What s prepress and why do we have it
Many companies and indeed, ‘professionals’ have not a clue what prepress is. Photographers think it’s all about them, printers consider it a irrelevant the bit at the start of the print process, management think it’s the bit where the designers work.
The truth is it that pre press departments play a vital roll in most print business.
Prepress denotes the procedure of ensuring digital files correct and ready for printing. This encompasses all necessary steps to guarantee that a design, document, or image is properly formatted and optimized prior to being sent to the printing press. It represents the crucial phase that occurs before ink is applied to paper and serves as the final checklist before production. It identifies errors and confirms that the design is printed precisely as intended.
What Pre Press do
Prepress tasks differ based on the complexity of the file and the printing method employed. Flight checking now indicates that operators no longer need to manually verify each file. The advent of PDF technology almost ensures a flawless print job every time, provided that the designer adheres to fundamental guidelines. Below is a concise summary of typical errors in submitted files that a prepress operator should be vigilant about. Correct dimensions. Ensure that the file has been saved accurately.

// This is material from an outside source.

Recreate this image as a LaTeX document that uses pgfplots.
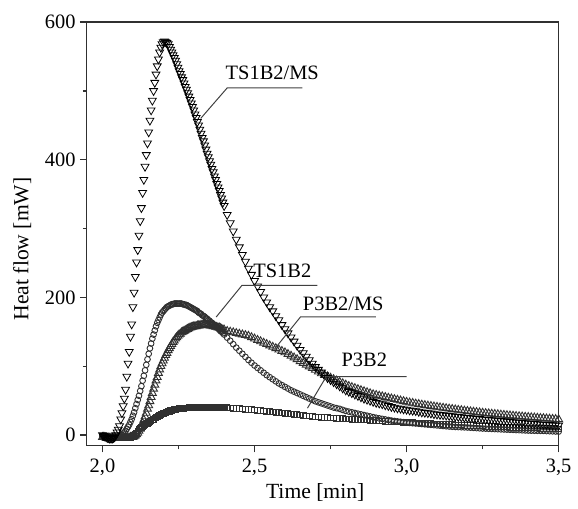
\documentclass[border=0pt]{standalone}
\usepackage{fontspec}
\setmainfont{Liberation Serif}
\usepackage{pgfplots}
\usepackage{pgfplotstable}
\pgfplotsset{compat=1.18}
\definecolor{ink}{HTML}{303030}
\definecolor{lead}{HTML}{404040}

% t  TS1B2/MS  TS1B2  P3B2/MS  P3B2
\pgfplotstableread{
t a b c d
2.000 0 -2 -3 -3
2.004 -1 -2 -3 -3
2.008 -2 -3 -3 -4
2.012 -3 -3 -4 -4
2.016 -4 -3 -4 -4
2.020 -4 -3 -4 -4
2.024 -5 -4 -4 -4
2.028 -5 -4 -4 -4
2.032 -5 -4 -4 -4
2.036 -4 -4 -4 -4
2.040 -3 -4 -4 -4
2.044 0 -4 -4 -4
2.048 4 -3 -4 -4
2.052 8 -3 -4 -4
2.056 13 -3 -4 -4
2.060 23 -2 -4 -4
2.064 32 0 -4 -4
2.068 42 2 -4 -4
2.072 53 4 -4 -4
2.076 66 6 -4 -4
2.080 85 9 -4 -4
2.084 104 12 -4 -4
2.088 121 15 -4 -4
2.092 143 19 -3 -4
2.096 161 23 -3 -3
2.100 186 28 -3 -2
2.104 207 33 -2 -1
2.108 230 39 -1 1
2.112 251 45 1 3
2.116 269 51 3 6
2.120 290 57 6 9
2.124 311 64 9 10
2.128 330 71 13 11
2.132 352 79 17 12
2.136 371 86 22 14
2.140 390 94 27 15
2.144 407 102 32 16
2.148 424 110 38 17
2.152 440 118 43 18
2.156 457 126 49 19.5
2.160 472 133 55 21
2.164 486 140 61 22
2.168 500 146 67 23
2.172 512 152 73 24.5
2.176 524 158 79 25.5
2.180 536 163 84 26.5
2.184 546 167 90 27.5
2.188 556 171 95 28.5
2.192 563 175 100 29.5
2.196 568 178 104 30.5
2.200 571 180 108 31
2.204 572 182 112 32
2.208 571 184 116 32.5
2.212 570 186 119 33.5
2.216 568 187 123 34
2.220 564 188 126 34.5
2.224 560 189 129 35.5
2.228 556 190 132 36
2.232 552 190 135 36.5
2.236 548 191 137 37
2.240 544 191 140 37.5
2.244 539 191 142 38
2.248 534 191 144 38
2.252 529 191 146 38.5
2.256 525 191 147 38.5
2.260 520 191 149 39
2.264 516 190 150 39
2.268 511 190 151 39
2.272 506 189 152 39.5
2.276 502 189 153 39.5
2.280 497 188 154 39.5
2.284 492 187 155 40
2.288 487 186 156 40
2.292 482 185 156.5 40
2.296 477 184 157 40
2.300 472 183 157.5 40
2.304 466 182 158 40
2.308 461 181 158 40
2.312 455 180 159 40
2.316 450 178 159 40
2.320 444 177 159 40
2.324 438 176 160 40
2.328 432 174 160 40
2.332 427 173 160 40
2.336 421 172 160 40
2.340 415 170 160 40
2.344 409 169 160 40
2.348 404 167 160 40
2.352 398 166 159 40
2.356 393 164 159 40
2.360 387 163 159 40
2.364 382 161 158 40
2.368 376 160 158 40
2.372 371 158 157 40
2.376 365 157 157 40
2.380 360 155 156 40
2.384 355 153 156 40
2.388 349 151 155 40
2.392 344 150 154 40
2.396 338 148 153 40
2.400 333 146 153 40
2.41 320 141.5 151 40
2.42 308 137 150 39.5
2.43 296 132 149 39
2.44 284 127 148 39
2.45 273 122.5 147 38.5
2.46 262 118 146 38
2.47 252 113.5 145 37.5
2.48 242 109 144 37
2.49 233 105 142 37
2.50 224 101 140 36.5
2.51 216 97.5 138 36
2.52 208 94 136 35.5
2.53 200 90.5 134 35
2.54 193 87 132 34.5
2.55 186 84 130 34
2.56 180 81 128 33.5
2.57 173 78 126 33
2.58 167 75 124 32.5
2.59 160 72.5 122 32
2.60 154 70 120 31.5
2.61 148 67.5 117.5 31
2.62 142 65 115 30.5
2.63 136 63 112.5 30
2.64 130 61 110 29.5
2.65 124 59 107 29
2.66 119 57 104.5 28.5
2.67 114 55 102 28
2.68 109 53 99.5 27.5
2.69 104 51 97 27
2.70 99 49 94.5 26.5
2.71 95 47.5 92 26
2.72 91 46 89.5 25.8
2.73 87 44.5 87 25.5
2.74 83 43 85 25.2
2.75 80 41.5 83 25
2.76 77 40 81 24.7
2.77 74 39 79 24.4
2.78 71 38 77 24.1
2.79 68 36.5 75 23.8
2.80 65 35 73 23.5
2.81 63 34 71 23.2
2.82 61 33 69.5 23
2.83 59 32 68 22.7
2.84 57 31 66.5 22.4
2.85 55 30 65 22.2
2.86 53 29 63.5 21.9
2.87 51.5 28 62 21.7
2.88 50 27 60.5 21.4
2.89 48.5 26 59 21.2
2.90 47 25 58 21
2.91 46 24.2 57 20.7
2.92 45 23.4 56 20.4
2.93 43.5 22.6 55 20.1
2.94 42.5 21.8 54 19.8
2.95 41 21 53 19.5
2.96 40 20.4 52 19.3
2.97 39 19.8 51 19
2.98 38.5 19.2 50 18.8
2.99 37.5 18.6 49 18.6
3.00 37 18 48 18.4
3.01 36 17.6 47 18.2
3.02 35.5 17.2 46.5 18
3.03 35 16.8 45.5 17.7
3.04 34 16.4 44.8 17.5
3.05 33 16 44 17.2
3.06 32.5 15.6 43.3 17
3.07 32 15.2 42.6 16.7
3.08 31.5 14.8 42 16.5
3.09 30.5 14.4 41.3 16.2
3.10 30 14 40.7 16
3.11 29.5 13.6 40 15.8
3.12 29 13.2 39.4 15.6
3.13 28.5 12.8 38.8 15.4
3.14 28 12.4 38.2 15.2
3.15 27.5 12 37.6 15
3.16 27 11.8 37 14.8
3.17 26.5 11.6 36.4 14.6
3.18 26 11.4 35.9 14.4
3.19 25.5 11.2 35.3 14.2
3.20 25 11 34.8 14
3.21 24.6 10.7 34.2 13.8
3.22 24.2 10.4 33.7 13.6
3.23 23.8 10.1 33.2 13.4
3.24 23.4 9.8 32.7 13.2
3.25 23 9.5 32.2 13
3.26 22.6 9.3 31.7 12.8
3.27 22.2 9.1 31.3 12.6
3.28 21.8 8.9 30.8 12.4
3.29 21.4 8.7 30.4 12.2
3.30 21 8.5 30 12
3.31 20.6 8.3 29.5 11.8
3.32 20.2 8.1 29.1 11.7
3.33 19.8 7.9 28.7 11.5
3.34 19.4 7.7 28.3 11.4
3.35 19 7.5 27.9 11.2
3.36 18.6 7.3 27.5 11.1
3.37 18.2 7.1 27.1 10.9
3.38 17.8 6.9 26.7 10.8
3.39 17.4 6.7 26.3 10.6
3.40 17 6.5 26 10.5
3.41 16.6 6.4 25.6 10.4
3.42 16.3 6.3 25.3 10.2
3.43 16 6.2 24.9 10.1
3.44 15.6 6.1 24.6 9.9
3.45 15.3 6 24.3 9.8
3.46 15 5.8 23.9 9.6
3.47 14.7 5.6 23.6 9.5
3.48 14.4 5.4 23.3 9.3
3.49 14.2 5.2 23 9.2
3.50 14 5 22.7 9
}\heat

\begin{document}
\begin{tikzpicture}
\begin{axis}[
  scale only axis,
  width=238pt, height=213.5pt,
  xmin=1.9485, xmax=3.5,
  ymin=-15, ymax=600,
  xtick={2,2.5,3,3.5},
  ytick={0,200,400,600},
  minor x tick num=1, minor y tick num=1,
  xtick pos=bottom, ytick pos=left,
  tick align=outside,
  major tick length=3.5pt, minor tick length=2pt,
  tick style={line width=0.6pt, ink},
  axis line style={line width=0.65pt, ink},
  /pgf/number format/assume math mode=true,
  x tick label style={/pgf/number format/fixed, /pgf/number format/fixed zerofill,
    /pgf/number format/precision=1, /pgf/number format/use comma},
  tick label style={font=\fontsize{10.3}{12}\selectfont},
  yticklabel style={inner xsep=2pt},
  label style={font=\fontsize{10.9}{13}\selectfont},
  xlabel={Time [min]},
  ylabel={Heat flow [mW]},
  xlabel style={at={(rel axis cs:0.484,-0.126)}, anchor=base},
  ylabel style={at={(rel axis cs:-0.137,0.464)}, anchor=center},
  clip mode=individual,
  every axis plot/.append style={only marks, mark options={draw=ink, fill=none, line width=0.45pt}},
]
\path (rel axis cs:-0.184,-0.1375) rectangle (rel axis cs:1.0305,1.0522);

\addplot[mark=square, mark size=1.4pt] table[x=t, y=d] {\heat};
\addplot[mark=triangle, mark size=2.3pt] table[x=t, y=c] {\heat};
\addplot[mark=o, mark size=1.45pt] table[x=t, y=b] {\heat};
\addplot[mark=triangle, mark size=2.3pt, mark options={rotate=180}] table[x=t, y=a] {\heat};

\begin{scope}[lead, line width=0.5pt]
\draw (axis cs:2.323,460) -- (axis cs:2.410,504.3) -- (axis cs:2.657,504.3);
\draw (axis cs:2.374,171.5) -- (axis cs:2.459,217.6) -- (axis cs:2.707,217.6);
\draw (axis cs:2.566,125) -- (axis cs:2.651,171.5) -- (axis cs:2.899,171.5);
\draw (axis cs:2.674,39) -- (axis cs:2.736,85) -- (axis cs:3.0,85);
\end{scope}
\begin{scope}[every node/.style={anchor=base west, inner sep=0pt, font=\fontsize{10.3}{12}\selectfont}]
\node at (axis cs:2.404,517) {TS1B2/MS};
\node at (axis cs:2.495,229) {TS1B2};
\node at (axis cs:2.658,181.5) {P3B2/MS};
\node at (axis cs:2.785,99.4) {P3B2};
\end{scope}
\end{axis}
\end{tikzpicture}
\end{document}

- Review files to foresee and rectify any common issues that may hinder the document from printing as intended.
- Verify fonts to confirm they are embedded and will print correctly.
- Check for bleed requirements.
- Ascertain whether the job necessitates spot colour.
- Ensure graphics are in the appropriate format and convert RGB files to CMYK, which is the standard format for printing full-color documents on a printing press.
- Trapping and knockout. Adjust the trapping, which involves overlapping certain colors to avoid gaps where colors meet in a layout.
- Establish the imposition of the file. In the case of brochures and magazines this means arranging pages in the correct sequence for printing. It is typical to print four, eight, 16, or even more pages on a single large sheet of paper that is subsequently trimmed and sometimes folded into a single unit.
- Generate color digital or soft proofs as requested.
- Confirm with customer to go to print or make amendments to file.
What pre press don’t do
It is not the job of a Prepress department normally to check spelling, improve images or make tweaks. This is a responsibility of the person who supplied the files. More often than not those who send in Word files cause the biggest problems. We are finding that because Abobe products are overpriced and complicated many companies are switching the other programs, which again bring there own set of problems.